Word for word, give the material below again, minus any images.
---- SUPPLIED DATA
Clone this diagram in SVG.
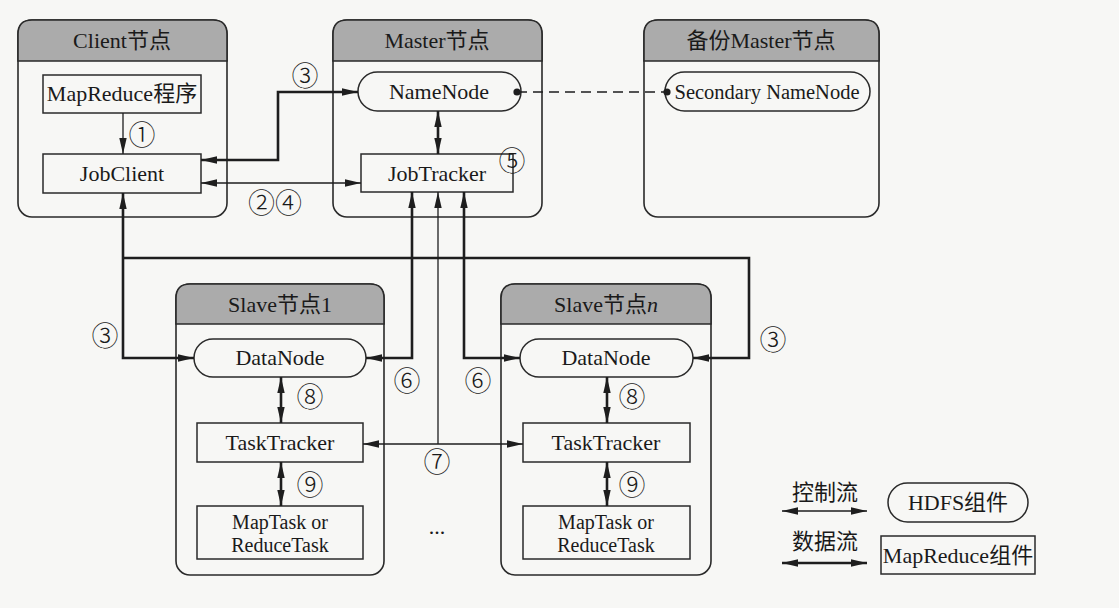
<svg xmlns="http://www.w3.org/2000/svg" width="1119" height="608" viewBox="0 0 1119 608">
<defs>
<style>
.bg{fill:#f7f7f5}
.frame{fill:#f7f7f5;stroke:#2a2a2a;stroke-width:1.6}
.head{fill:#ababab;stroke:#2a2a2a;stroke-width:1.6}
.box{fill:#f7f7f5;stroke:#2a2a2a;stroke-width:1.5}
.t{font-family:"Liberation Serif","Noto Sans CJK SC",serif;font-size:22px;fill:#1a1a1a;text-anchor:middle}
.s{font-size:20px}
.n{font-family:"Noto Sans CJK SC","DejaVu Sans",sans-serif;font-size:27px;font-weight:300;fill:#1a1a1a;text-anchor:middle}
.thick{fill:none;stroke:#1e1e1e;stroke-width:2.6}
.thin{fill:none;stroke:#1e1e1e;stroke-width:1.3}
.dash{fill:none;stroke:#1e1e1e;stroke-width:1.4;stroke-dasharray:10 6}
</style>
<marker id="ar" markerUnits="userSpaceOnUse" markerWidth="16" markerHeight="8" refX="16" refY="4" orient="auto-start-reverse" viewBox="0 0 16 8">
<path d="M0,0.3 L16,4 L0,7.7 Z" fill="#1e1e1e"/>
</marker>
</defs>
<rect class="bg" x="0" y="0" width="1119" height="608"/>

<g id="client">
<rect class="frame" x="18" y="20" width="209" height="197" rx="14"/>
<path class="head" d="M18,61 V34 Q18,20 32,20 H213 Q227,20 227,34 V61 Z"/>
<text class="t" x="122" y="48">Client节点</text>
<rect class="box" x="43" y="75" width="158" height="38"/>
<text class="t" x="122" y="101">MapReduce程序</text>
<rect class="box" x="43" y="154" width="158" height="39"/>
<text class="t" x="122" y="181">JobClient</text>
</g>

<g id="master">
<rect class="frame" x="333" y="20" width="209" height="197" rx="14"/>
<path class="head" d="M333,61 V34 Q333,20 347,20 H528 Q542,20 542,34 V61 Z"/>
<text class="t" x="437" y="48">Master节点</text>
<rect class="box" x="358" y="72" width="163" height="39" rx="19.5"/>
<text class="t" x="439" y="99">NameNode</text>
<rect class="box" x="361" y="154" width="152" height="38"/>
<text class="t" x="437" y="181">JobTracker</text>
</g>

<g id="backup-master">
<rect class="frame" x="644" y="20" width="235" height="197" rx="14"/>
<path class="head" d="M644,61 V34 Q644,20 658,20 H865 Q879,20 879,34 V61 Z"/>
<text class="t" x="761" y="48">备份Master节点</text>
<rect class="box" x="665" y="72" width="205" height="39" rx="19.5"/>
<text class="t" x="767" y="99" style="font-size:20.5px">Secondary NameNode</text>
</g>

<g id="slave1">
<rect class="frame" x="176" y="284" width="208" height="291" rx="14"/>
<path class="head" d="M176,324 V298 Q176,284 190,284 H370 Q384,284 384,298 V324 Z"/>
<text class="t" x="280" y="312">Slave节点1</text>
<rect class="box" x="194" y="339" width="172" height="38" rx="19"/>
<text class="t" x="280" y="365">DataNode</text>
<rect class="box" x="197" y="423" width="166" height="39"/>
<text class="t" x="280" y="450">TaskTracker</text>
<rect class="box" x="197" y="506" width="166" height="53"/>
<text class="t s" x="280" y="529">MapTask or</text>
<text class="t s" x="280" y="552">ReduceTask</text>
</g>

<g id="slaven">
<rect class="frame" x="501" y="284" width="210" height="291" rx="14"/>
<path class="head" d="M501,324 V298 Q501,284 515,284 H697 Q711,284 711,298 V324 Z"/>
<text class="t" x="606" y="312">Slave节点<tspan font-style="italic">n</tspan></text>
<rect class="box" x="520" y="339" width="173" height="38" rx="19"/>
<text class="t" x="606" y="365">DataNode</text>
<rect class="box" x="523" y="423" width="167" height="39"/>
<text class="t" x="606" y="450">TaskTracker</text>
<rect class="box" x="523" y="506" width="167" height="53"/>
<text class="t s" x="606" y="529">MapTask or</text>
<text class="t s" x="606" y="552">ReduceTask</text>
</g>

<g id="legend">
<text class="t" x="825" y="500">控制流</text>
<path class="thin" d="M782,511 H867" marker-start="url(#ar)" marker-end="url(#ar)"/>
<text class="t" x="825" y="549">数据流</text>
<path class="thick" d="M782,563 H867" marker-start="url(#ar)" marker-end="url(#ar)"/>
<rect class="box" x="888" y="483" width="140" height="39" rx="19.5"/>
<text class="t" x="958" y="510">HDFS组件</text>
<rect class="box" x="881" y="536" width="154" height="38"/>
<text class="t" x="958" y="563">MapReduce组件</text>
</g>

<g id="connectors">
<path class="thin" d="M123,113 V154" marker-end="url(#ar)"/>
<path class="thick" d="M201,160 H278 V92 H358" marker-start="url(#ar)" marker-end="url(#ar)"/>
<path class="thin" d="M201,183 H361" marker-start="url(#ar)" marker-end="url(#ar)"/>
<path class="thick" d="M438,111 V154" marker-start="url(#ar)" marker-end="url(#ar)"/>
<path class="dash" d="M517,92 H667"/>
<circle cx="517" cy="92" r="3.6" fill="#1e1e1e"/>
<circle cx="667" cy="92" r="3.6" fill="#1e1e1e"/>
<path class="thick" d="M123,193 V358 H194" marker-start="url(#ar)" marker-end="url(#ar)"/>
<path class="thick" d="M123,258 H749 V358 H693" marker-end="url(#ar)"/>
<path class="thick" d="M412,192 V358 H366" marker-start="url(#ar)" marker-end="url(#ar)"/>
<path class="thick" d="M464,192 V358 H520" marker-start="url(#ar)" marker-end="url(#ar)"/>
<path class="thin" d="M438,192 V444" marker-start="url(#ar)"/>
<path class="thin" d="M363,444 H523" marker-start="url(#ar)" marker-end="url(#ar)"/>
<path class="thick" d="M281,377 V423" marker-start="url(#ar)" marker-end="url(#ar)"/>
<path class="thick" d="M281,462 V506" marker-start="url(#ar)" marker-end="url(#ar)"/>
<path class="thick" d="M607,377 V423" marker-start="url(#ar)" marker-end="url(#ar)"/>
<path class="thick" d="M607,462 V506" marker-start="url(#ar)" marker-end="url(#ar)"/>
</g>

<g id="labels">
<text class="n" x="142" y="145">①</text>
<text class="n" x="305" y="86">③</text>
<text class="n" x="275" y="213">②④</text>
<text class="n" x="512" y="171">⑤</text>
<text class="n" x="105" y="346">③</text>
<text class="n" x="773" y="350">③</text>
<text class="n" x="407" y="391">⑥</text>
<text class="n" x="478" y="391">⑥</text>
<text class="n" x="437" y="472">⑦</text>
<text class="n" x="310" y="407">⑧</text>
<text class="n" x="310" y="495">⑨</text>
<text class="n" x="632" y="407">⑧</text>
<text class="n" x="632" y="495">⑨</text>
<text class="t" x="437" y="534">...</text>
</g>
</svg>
--------
** EXPECTED ANSWER **
Clone this diagram in SVG.
<svg xmlns="http://www.w3.org/2000/svg" width="1119" height="608" viewBox="0 0 1119 608">
<defs>
<style>
.bg{fill:#f7f7f5}
.frame{fill:#f7f7f5;stroke:#2a2a2a;stroke-width:1.6}
.head{fill:#ababab;stroke:#2a2a2a;stroke-width:1.6}
.box{fill:#f7f7f5;stroke:#2a2a2a;stroke-width:1.5}
.t{font-family:"Liberation Serif","Noto Sans CJK SC",serif;font-size:22px;fill:#1a1a1a;text-anchor:middle}
.s{font-size:20px}
.n{font-family:"Noto Sans CJK SC","DejaVu Sans",sans-serif;font-size:27px;font-weight:300;fill:#1a1a1a;text-anchor:middle}
.thick{fill:none;stroke:#1e1e1e;stroke-width:2.6}
.thin{fill:none;stroke:#1e1e1e;stroke-width:1.3}
.dash{fill:none;stroke:#1e1e1e;stroke-width:1.4;stroke-dasharray:10 6}
</style>
<marker id="ar" markerUnits="userSpaceOnUse" markerWidth="16" markerHeight="8" refX="16" refY="4" orient="auto-start-reverse" viewBox="0 0 16 8">
<path d="M0,0.3 L16,4 L0,7.7 Z" fill="#1e1e1e"/>
</marker>
</defs>
<rect class="bg" x="0" y="0" width="1119" height="608"/>

<g id="client">
<rect class="frame" x="18" y="20" width="209" height="197" rx="14"/>
<path class="head" d="M18,61 V34 Q18,20 32,20 H213 Q227,20 227,34 V61 Z"/>
<text class="t" x="122" y="48">Client节点</text>
<rect class="box" x="43" y="75" width="158" height="38"/>
<text class="t" x="122" y="101">MapReduce程序</text>
<rect class="box" x="43" y="154" width="158" height="39"/>
<text class="t" x="122" y="181">JobClient</text>
</g>

<g id="master">
<rect class="frame" x="333" y="20" width="209" height="197" rx="14"/>
<path class="head" d="M333,61 V34 Q333,20 347,20 H528 Q542,20 542,34 V61 Z"/>
<text class="t" x="437" y="48">Master节点</text>
<rect class="box" x="358" y="72" width="163" height="39" rx="19.5"/>
<text class="t" x="439" y="99">NameNode</text>
<rect class="box" x="361" y="154" width="152" height="38"/>
<text class="t" x="437" y="181">JobTracker</text>
</g>

<g id="backup-master">
<rect class="frame" x="644" y="20" width="235" height="197" rx="14"/>
<path class="head" d="M644,61 V34 Q644,20 658,20 H865 Q879,20 879,34 V61 Z"/>
<text class="t" x="761" y="48">备份Master节点</text>
<rect class="box" x="665" y="72" width="205" height="39" rx="19.5"/>
<text class="t" x="767" y="99" style="font-size:20.5px">Secondary NameNode</text>
</g>

<g id="slave1">
<rect class="frame" x="176" y="284" width="208" height="291" rx="14"/>
<path class="head" d="M176,324 V298 Q176,284 190,284 H370 Q384,284 384,298 V324 Z"/>
<text class="t" x="280" y="312">Slave节点1</text>
<rect class="box" x="194" y="339" width="172" height="38" rx="19"/>
<text class="t" x="280" y="365">DataNode</text>
<rect class="box" x="197" y="423" width="166" height="39"/>
<text class="t" x="280" y="450">TaskTracker</text>
<rect class="box" x="197" y="506" width="166" height="53"/>
<text class="t s" x="280" y="529">MapTask or</text>
<text class="t s" x="280" y="552">ReduceTask</text>
</g>

<g id="slaven">
<rect class="frame" x="501" y="284" width="210" height="291" rx="14"/>
<path class="head" d="M501,324 V298 Q501,284 515,284 H697 Q711,284 711,298 V324 Z"/>
<text class="t" x="606" y="312">Slave节点<tspan font-style="italic">n</tspan></text>
<rect class="box" x="520" y="339" width="173" height="38" rx="19"/>
<text class="t" x="606" y="365">DataNode</text>
<rect class="box" x="523" y="423" width="167" height="39"/>
<text class="t" x="606" y="450">TaskTracker</text>
<rect class="box" x="523" y="506" width="167" height="53"/>
<text class="t s" x="606" y="529">MapTask or</text>
<text class="t s" x="606" y="552">ReduceTask</text>
</g>

<g id="legend">
<text class="t" x="825" y="500">控制流</text>
<path class="thin" d="M782,511 H867" marker-start="url(#ar)" marker-end="url(#ar)"/>
<text class="t" x="825" y="549">数据流</text>
<path class="thick" d="M782,563 H867" marker-start="url(#ar)" marker-end="url(#ar)"/>
<rect class="box" x="888" y="483" width="140" height="39" rx="19.5"/>
<text class="t" x="958" y="510">HDFS组件</text>
<rect class="box" x="881" y="536" width="154" height="38"/>
<text class="t" x="958" y="563">MapReduce组件</text>
</g>

<g id="connectors">
<path class="thin" d="M123,113 V154" marker-end="url(#ar)"/>
<path class="thick" d="M201,160 H278 V92 H358" marker-start="url(#ar)" marker-end="url(#ar)"/>
<path class="thin" d="M201,183 H361" marker-start="url(#ar)" marker-end="url(#ar)"/>
<path class="thick" d="M438,111 V154" marker-start="url(#ar)" marker-end="url(#ar)"/>
<path class="dash" d="M517,92 H667"/>
<circle cx="517" cy="92" r="3.6" fill="#1e1e1e"/>
<circle cx="667" cy="92" r="3.6" fill="#1e1e1e"/>
<path class="thick" d="M123,193 V358 H194" marker-start="url(#ar)" marker-end="url(#ar)"/>
<path class="thick" d="M123,258 H749 V358 H693" marker-end="url(#ar)"/>
<path class="thick" d="M412,192 V358 H366" marker-start="url(#ar)" marker-end="url(#ar)"/>
<path class="thick" d="M464,192 V358 H520" marker-start="url(#ar)" marker-end="url(#ar)"/>
<path class="thin" d="M438,192 V444" marker-start="url(#ar)"/>
<path class="thin" d="M363,444 H523" marker-start="url(#ar)" marker-end="url(#ar)"/>
<path class="thick" d="M281,377 V423" marker-start="url(#ar)" marker-end="url(#ar)"/>
<path class="thick" d="M281,462 V506" marker-start="url(#ar)" marker-end="url(#ar)"/>
<path class="thick" d="M607,377 V423" marker-start="url(#ar)" marker-end="url(#ar)"/>
<path class="thick" d="M607,462 V506" marker-start="url(#ar)" marker-end="url(#ar)"/>
</g>

<g id="labels">
<text class="n" x="142" y="145">①</text>
<text class="n" x="305" y="86">③</text>
<text class="n" x="275" y="213">②④</text>
<text class="n" x="512" y="171">⑤</text>
<text class="n" x="105" y="346">③</text>
<text class="n" x="773" y="350">③</text>
<text class="n" x="407" y="391">⑥</text>
<text class="n" x="478" y="391">⑥</text>
<text class="n" x="437" y="472">⑦</text>
<text class="n" x="310" y="407">⑧</text>
<text class="n" x="310" y="495">⑨</text>
<text class="n" x="632" y="407">⑧</text>
<text class="n" x="632" y="495">⑨</text>
<text class="t" x="437" y="534">...</text>
</g>
</svg>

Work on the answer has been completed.